START

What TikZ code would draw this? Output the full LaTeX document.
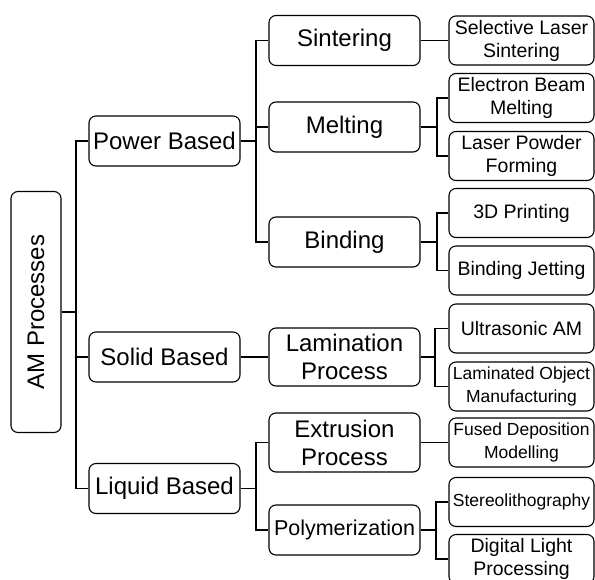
\documentclass[tikz,border=0pt]{standalone}
\usepackage{fontspec}
\setmainfont{Liberation Sans}

\begin{document}
\begin{tikzpicture}[x=1pt, y=-1pt, line width=1.1pt,
    box/.style={draw, rounded corners=7pt, align=center, inner sep=1pt},
    rootbox/.style={box, rotate=90, minimum width=241pt, minimum height=50pt, font=\fontsize{24}{28}\selectfont},
    groupbox/.style={box, minimum width=151pt, minimum height=50pt, font=\fontsize{24}{28}\selectfont},
    procbox/.style={box, minimum width=151pt, minimum height=50pt, font=\fontsize{24}{28}\selectfont},
    leafbox/.style={box, minimum width=145pt, minimum height=49pt, font=\fontsize{19.5}{23}\selectfont},
    smallleaf/.style={leafbox, font=\fontsize{17.5}{23}\selectfont}]

    \useasboundingbox (0,0) rectangle (595,579);

    % root and first level
    \node[rootbox] (am) at (36,312) {AM Processes};
    \node[groupbox] (power) at (164.5,141) {Power Based};
    \node[groupbox] (solid) at (164.5,357) {Solid Based};
    \node[groupbox] (liquid) at (164.5,488.5) {Liquid Based};

    % second level
    \node[procbox] (sinter) at (344.5,40.5) {Sintering};
    \node[procbox] (melt) at (344.5,127) {Melting};
    \node[procbox] (bind) at (344.5,242) {Binding};
    \node[procbox, minimum height=58pt] (lamin) at (344.5,357) {Lamination\\Process};
    \node[procbox, minimum height=59pt] (extru) at (344.5,442.5) {Extrusion\\Process};
    \node[procbox, font=\fontsize{21.5}{26}\selectfont] (polym) at (344.5,530) {Polymerization};

    % third level
    \node[leafbox] (sls) at (521.5,40.5) {Selective Laser\\Sintering};
    \node[leafbox] (ebm) at (521.5,98) {Electron Beam\\Melting};
    \node[leafbox] (lpf) at (521.5,156) {Laser Powder\\Forming};
    \node[leafbox] (tdp) at (521.5,213) {3D Printing};
    \node[leafbox] (bjet) at (521.5,270.5) {Binding Jetting};
    \node[leafbox] (uam) at (521.5,328.5) {Ultrasonic AM};
    \node[smallleaf] (lom) at (521.5,386.5) {Laminated Object\\Manufacturing};
    \node[smallleaf] (fdm) at (521.5,442.5) {Fused Deposition\\Modelling};
    \node[smallleaf] (sla) at (521.5,502) {Stereolithography};
    \node[leafbox] (dlp) at (521.5,559) {Digital Light\\Processing};

    % root connectors
    \coordinate (j0) at (76,312);
    \draw (am.south) -- (j0);
    \draw (power.west) -| (j0) |- (liquid.west);
    \draw (solid.west) -- (solid.west -| j0);

    % power based
    \coordinate (j1) at (256,141);
    \draw (power.east) -- (j1);
    \draw (sinter.west) -| (j1) |- (bind.west);
    \draw (melt.west) -- (melt.west -| j1);
    \draw (sinter.east) -- (sls.west);
    \coordinate (j2) at (437,127);
    \draw (melt.east) -- (j2);
    \draw (ebm.west) -| (j2) |- (lpf.west);
    \coordinate (j3) at (437,242);
    \draw (bind.east) -- (j3);
    \draw (tdp.west) -| (j3) |- (bjet.west);

    % solid based
    \draw (solid.east) -- (lamin.west);
    \coordinate (j4) at (435,357);
    \draw (lamin.east) -- (j4);
    \draw (uam.west) -| (j4) |- (lom.west);

    % liquid based
    \coordinate (j5) at (256,488.5);
    \draw (liquid.east) -- (j5);
    \draw (extru.west) -| (j5) |- (polym.west);
    \draw (extru.east) -- (fdm.west);
    \coordinate (j6) at (436,530);
    \draw (polym.east) -- (j6);
    \draw (sla.west) -| (j6) |- (dlp.west);

\end{tikzpicture}
\end{document}
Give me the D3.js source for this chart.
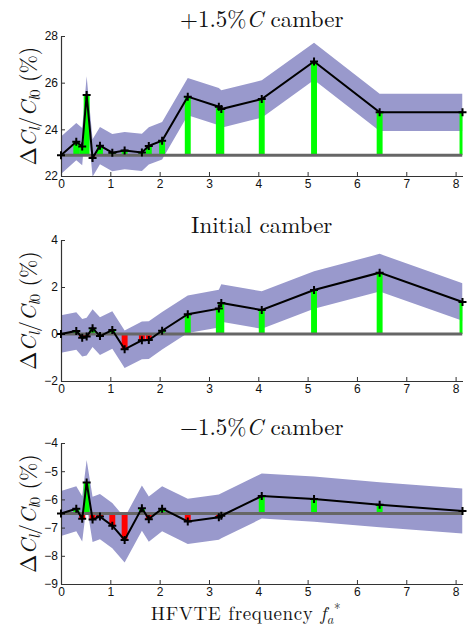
<!DOCTYPE html>
<html><head><meta charset="utf-8">
<script src="https://cdn.jsdelivr.net/npm/d3@7"></script>
<style>body{margin:0;background:#fff}svg{display:block}</style>
</head><body><svg id="c" width="470" height="630"></svg>
<script>
// HFVTE frequencies (shared by all three panels)
const freq = [0, 0.31, 0.43, 0.52, 0.64, 0.79, 1.04, 1.29, 1.64, 1.78, 2.05, 2.57, 3.20, 3.25, 4.07, 5.13, 6.46, 8.14];
// Delta Cl / Cl0 (%) for each camber case
const plusCamber  = [22.89, 23.47, 23.26, 25.47, 22.77, 23.30, 23.00, 23.09, 23.01, 23.29, 23.51, 25.40, 24.97, 24.87, 25.30, 26.91, 24.73, 24.73];
const initCamber  = [0.00, 0.13, -0.16, -0.11, 0.25, -0.09, 0.17, -0.65, -0.27, -0.26, 0.14, 0.84, 1.08, 1.32, 1.02, 1.87, 2.61, 1.36];
const minusCamber = [-6.50, -6.33, -6.69, -5.40, -6.71, -6.61, -6.93, -7.44, -6.31, -6.70, -6.33, -6.78, -6.63, -6.58, -5.88, -5.99, -6.19, -6.41];
// uncertainty half-widths (shaded band)
const plusErr  = [0.8, 0.8, 0.8, 0.8, 0.8, 0.8, 0.8, 0.8, 0.8, 0.8, 0.8, 0.8, 0.8, 0.8, 0.8, 0.8, 0.8, 0.8];
const initErr  = [0.8, 0.8, 0.8, 0.8, 0.8, 0.8, 0.8, 0.8, 0.8, 0.8, 0.8, 0.8, 0.8, 0.8, 0.8, 0.8, 0.8, 0.8];
const minusErr = [0.8, 0.8, 0.8, 0.8, 0.8, 0.8, 0.8, 0.8, 0.8, 0.8, 0.8, 0.8, 0.8, 0.8, 0.8, 0.8, 0.8, 0.8];
// axis tick values
const xTicks = [0, 1, 2, 3, 4, 5, 6, 7, 8];
const plusTicks  = [22, 24, 26, 28];
const initTicks  = [-2, 0, 2, 4];
const minusTicks = [-9, -8, -7, -6, -5, -4];
const plusDomain = [22, 28], initDomain = [-2, 4], minusDomain = [-9, -4];
const barWidth = 0.12; // in frequency units

const svg = d3.select("#c");
const L = 61, R = 462.5;
const x = d3.scaleLinear().domain([0, d3.max(freq)]).range([L, R]);
const serif = "'Latin Modern Roman','CMU Serif','Liberation Serif','DejaVu Serif',serif";

function panel(idx, top, bottom, vals, errs, domain, ticks, titleParts, titleY) {
  const y = d3.scaleLinear().domain(domain).range([bottom, top]);
  const g = svg.append("g");
  const cid = "clip" + idx;
  svg.append("clipPath").attr("id", cid).append("rect")
    .attr("x", L).attr("y", top).attr("width", R - L).attr("height", bottom - top);
  const data = freq.map((f, i) => ({ f, v: vals[i], e: errs[i] }));
  const base = vals[0];
  const pg = g.append("g").attr("clip-path", `url(#${cid})`);
  // band
  pg.append("path").datum(data)
    .attr("d", d3.area().x(d => x(d.f)).y0(d => y(d.v - d.e)).y1(d => y(d.v + d.e)))
    .attr("fill", "#9999cc");
  // bars
  const bw = x(barWidth) - x(0);
  pg.selectAll("rect.bar").data(data).join("rect")
    .attr("x", d => x(d.f) - bw / 2)
    .attr("width", bw)
    .attr("y", d => Math.min(y(d.v), y(base)))
    .attr("height", d => Math.abs(y(d.v) - y(base)))
    .attr("fill", d => d.v >= base ? "#00ff00" : "#ff0000");
  // baseline
  pg.append("line").attr("x1", x(0)).attr("x2", x(d3.max(freq)))
    .attr("y1", y(base)).attr("y2", y(base))
    .attr("stroke", "#666").attr("stroke-width", 3);
  // axes
  const xa = g.append("g").attr("transform", `translate(0,${bottom})`)
    .call(d3.axisBottom(x).tickValues(xTicks).tickSize(-4).tickSizeOuter(0).tickPadding(3).tickFormat(d3.format("d")));
  const ya = g.append("g").attr("transform", `translate(${L},0)`)
    .call(d3.axisLeft(y).tickValues(ticks).tickSize(-4).tickSizeOuter(0).tickPadding(3).tickFormat(d => d < 0 ? "\u2212" + Math.abs(d) : d));
  [xa, ya].forEach(a => {
    a.select(".domain").attr("stroke", "#333").attr("stroke-width", 1.2);
    a.selectAll(".tick line").attr("stroke", "#333");
    a.selectAll("text").attr("font-family", "'Liberation Sans',Arial,sans-serif").attr("font-size", 12).attr("fill", "#111");
  });
  // line
  g.append("path").datum(data)
    .attr("d", d3.line().x(d => x(d.f)).y(d => y(d.v)))
    .attr("fill", "none").attr("stroke", "#000").attr("stroke-width", 2);
  // markers
  g.selectAll("path.mk").data(data).join("path").attr("class", "mk")
    .attr("transform", d => `translate(${x(d.f)},${y(d.v)})`)
    .attr("d", "M-4,0H4M0,-4V4").attr("stroke", "#000").attr("stroke-width", 2);
  // title
  const t = svg.append("text").attr("x", (L + R) / 2).attr("y", titleY)
    .attr("text-anchor", "middle").attr("font-family", serif).attr("font-size", 23).attr("fill", "#111");
  titleParts.forEach(p => t.append("tspan").attr("font-style", p[1] ? "italic" : null).text(p[0]));
  // y label
  const yl = svg.append("text")
    .attr("transform", `translate(36,${(top + bottom) / 2}) rotate(-90)`)
    .attr("text-anchor", "middle").attr("font-family", serif).attr("font-size", 22).attr("fill", "#111");
  yl.append("tspan").text("\u0394");
  yl.append("tspan").attr("font-style", "italic").text("C");
  yl.append("tspan").attr("font-style", "italic").attr("font-size", 15).attr("dy", 4).text("l");
  yl.append("tspan").attr("dy", -4).text("/");
  yl.append("tspan").attr("font-style", "italic").text("C");
  yl.append("tspan").attr("font-style", "italic").attr("font-size", 15).attr("dy", 4).text("l");
  yl.append("tspan").attr("font-size", 15).text("0");
  yl.append("tspan").attr("dy", -4).text(" (%)");
}

panel(1, 36, 176, plusCamber, plusErr, plusDomain, plusTicks, [["+1.5%", false], ["C", true], [" camber", false]], 27);
panel(2, 240, 381, initCamber, initErr, initDomain, initTicks, [["Initial camber", false]], 233);
panel(3, 443, 584, minusCamber, minusErr, minusDomain, minusTicks, [["\u22121.5%", false], ["C", true], [" camber", false]], 435);

// x label
const xl = svg.append("text").attr("x", 246).attr("y", 620).attr("text-anchor", "middle")
  .attr("font-family", serif).attr("font-size", 19).attr("letter-spacing", 0.6).attr("fill", "#111");
xl.append("tspan").text("HFVTE frequency ");
xl.append("tspan").attr("font-style", "italic").text("f");
xl.append("tspan").attr("font-style", "italic").attr("font-size", 13).attr("dy", 4).text("a");
xl.append("tspan").attr("font-size", 13).attr("dx", 0).attr("dy", -11).text("*");
</script></body></html>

END

EXERCISE GOAL: In the listing above, find the line containing "Give me the D3.js source for this chart." and the line containing "Modern Roman','CMU Serif','Liberation", then output those two lines and everything between them exactly as written, without the images.

PROBLEM SOLUTION:
Give me the D3.js source for this chart.
<!DOCTYPE html>
<html><head><meta charset="utf-8">
<script src="https://cdn.jsdelivr.net/npm/d3@7"></script>
<style>body{margin:0;background:#fff}svg{display:block}</style>
</head><body><svg id="c" width="470" height="630"></svg>
<script>
// HFVTE frequencies (shared by all three panels)
const freq = [0, 0.31, 0.43, 0.52, 0.64, 0.79, 1.04, 1.29, 1.64, 1.78, 2.05, 2.57, 3.20, 3.25, 4.07, 5.13, 6.46, 8.14];
// Delta Cl / Cl0 (%) for each camber case
const plusCamber  = [22.89, 23.47, 23.26, 25.47, 22.77, 23.30, 23.00, 23.09, 23.01, 23.29, 23.51, 25.40, 24.97, 24.87, 25.30, 26.91, 24.73, 24.73];
const initCamber  = [0.00, 0.13, -0.16, -0.11, 0.25, -0.09, 0.17, -0.65, -0.27, -0.26, 0.14, 0.84, 1.08, 1.32, 1.02, 1.87, 2.61, 1.36];
const minusCamber = [-6.50, -6.33, -6.69, -5.40, -6.71, -6.61, -6.93, -7.44, -6.31, -6.70, -6.33, -6.78, -6.63, -6.58, -5.88, -5.99, -6.19, -6.41];
// uncertainty half-widths (shaded band)
const plusErr  = [0.8, 0.8, 0.8, 0.8, 0.8, 0.8, 0.8, 0.8, 0.8, 0.8, 0.8, 0.8, 0.8, 0.8, 0.8, 0.8, 0.8, 0.8];
const initErr  = [0.8, 0.8, 0.8, 0.8, 0.8, 0.8, 0.8, 0.8, 0.8, 0.8, 0.8, 0.8, 0.8, 0.8, 0.8, 0.8, 0.8, 0.8];
const minusErr = [0.8, 0.8, 0.8, 0.8, 0.8, 0.8, 0.8, 0.8, 0.8, 0.8, 0.8, 0.8, 0.8, 0.8, 0.8, 0.8, 0.8, 0.8];
// axis tick values
const xTicks = [0, 1, 2, 3, 4, 5, 6, 7, 8];
const plusTicks  = [22, 24, 26, 28];
const initTicks  = [-2, 0, 2, 4];
const minusTicks = [-9, -8, -7, -6, -5, -4];
const plusDomain = [22, 28], initDomain = [-2, 4], minusDomain = [-9, -4];
const barWidth = 0.12; // in frequency units

const svg = d3.select("#c");
const L = 61, R = 462.5;
const x = d3.scaleLinear().domain([0, d3.max(freq)]).range([L, R]);
const serif = "'Latin Modern Roman','CMU Serif','Liberation Serif','DejaVu Serif',serif";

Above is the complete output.